The ALP’s proposed removal of refunds for dividend imputation credits has been widely criticised for its potentially devastating impact on low-income retirees.
Under the plan announced by Opposition Leader Bill Shorten on Tuesday, imputation credits would no longer be refundable. He has since promised a Labor Government would compensate up to 250,000 pensioners for every dollar they would lose.
Mr Shorten said wealthy retirees with Self-Managed Super Funds (SMSFs) would be most affected by the change.
National Seniors has crunched some numbers for those who would be most adversely affected.
For example, one retiree uses her refund to pay her car registration each year, as it coincides with her car rego renewal. She is on the full pension (single person $23,250pa including supplements) and has about $40,000 in shares that her husband left her when he died that pay about $2000 in dividends, including the refund of franking credits. Her total income is about $25,325pa.

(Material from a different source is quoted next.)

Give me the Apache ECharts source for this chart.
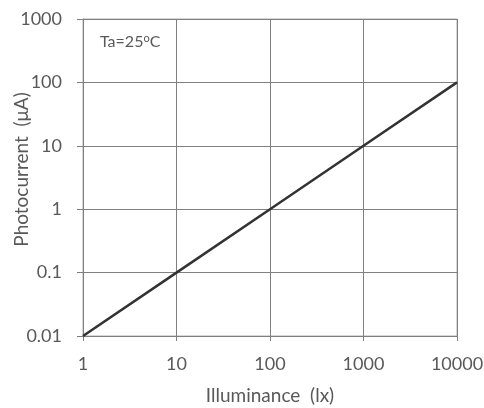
<!DOCTYPE html>
<html><head><meta charset="utf-8">
<script src="https://cdn.jsdelivr.net/npm/echarts@6/dist/echarts.min.js"></script>
<style>html,body{margin:0;padding:0;background:#fff}#c{width:484px;height:408px}</style>
</head><body><div id="c"></div>
<script>
const illuminance = [1, 10, 100, 1000, 10000];
const photocurrent = [0.01, 0.1, 1, 10, 100];
const xTicks = ['1', '10', '100', '1000', '10000'];
const yTicks = ['0.01', '0.1', '1', '10', '100', '1000'];
const FONT = 'Lato, "Open Sans", sans-serif';
const TXT = '#595959';
const chart = echarts.init(document.getElementById('c'), null, {renderer: 'canvas'});
const fmt = (v) => {
  const e = Math.round(Math.log10(v));
  return v >= 1 ? String(Math.round(v)) : v.toFixed(-e);
};
chart.setOption({
  animation: false,
  grid: {left: 83, right: 27, top: 19, bottom: 72, show: true, borderColor: '#b0b0b0', borderWidth: 1,
         containLabel: false, outerBoundsMode: 'none'},
  xAxis: {
    type: 'log', logBase: 10, min: 1, max: 10000,
    name: 'Illuminance  (lx)', nameLocation: 'middle', nameGap: 50, nameMoveOverlap: false,
    nameTextStyle: {color: TXT, fontFamily: FONT, fontSize: 19},
    axisLine: {show: true, lineStyle: {color: '#7f7f7f', width: 1}},
    axisTick: {show: true, length: 5, inside: false, lineStyle: {color: '#7f7f7f'}},
    minorTick: {show: false},
    axisLabel: {color: TXT, fontFamily: FONT, fontSize: 18, margin: 19, formatter: fmt},
    splitLine: {show: true, lineStyle: {color: '#808080', width: 1}}
  },
  yAxis: {
    type: 'log', logBase: 10, min: 0.01, max: 1000,
    name: 'Photocurrent  (\u03bcA)', nameLocation: 'middle', nameGap: 52, nameMoveOverlap: false,
    nameTextStyle: {color: TXT, fontFamily: FONT, fontSize: 19, padding: [0, 0, 0, 16]},
    axisLine: {show: true, lineStyle: {color: '#7f7f7f', width: 1}},
    axisTick: {show: true, length: 6, inside: false, lineStyle: {color: '#7f7f7f'}},
    axisLabel: {color: TXT, fontFamily: FONT, fontSize: 18, margin: 21, formatter: fmt},
    splitLine: {show: true, lineStyle: {color: '#808080', width: 1}}
  },
  graphic: [{
    type: 'text', left: 100, top: 33,
    style: {
      text: 'Ta=25{s|o}C',
      rich: {s: {fontSize: 11, verticalAlign: 'top', fill: TXT, fontFamily: FONT, padding: [0,0,7,0]}},
      fill: TXT, fontFamily: FONT, fontSize: 16
    }
  }],
  series: [{
    type: 'line', symbol: 'none',
    data: illuminance.map((x, i) => [x, photocurrent[i]]),
    lineStyle: {color: '#333333', width: 2.5}
  }]
});
</script></body></html>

If the proposed ALP measure were to be introduced in its original form, she would lose approximately $600 a year. It may not sound like a lot, but it would amount to just under 2.5 per cent of her total income. That is enormous for a single person on a fixed pension struggling to making ends meet.
Many retirees on low and fixed incomes rely on dividends to supplement their income.
Do you think the ALP plan is an ill-considered imposition on the retirement incomes of those who can least afford it? Is it better not to axe their tax credit refunds in the first place, rather than compensate them later?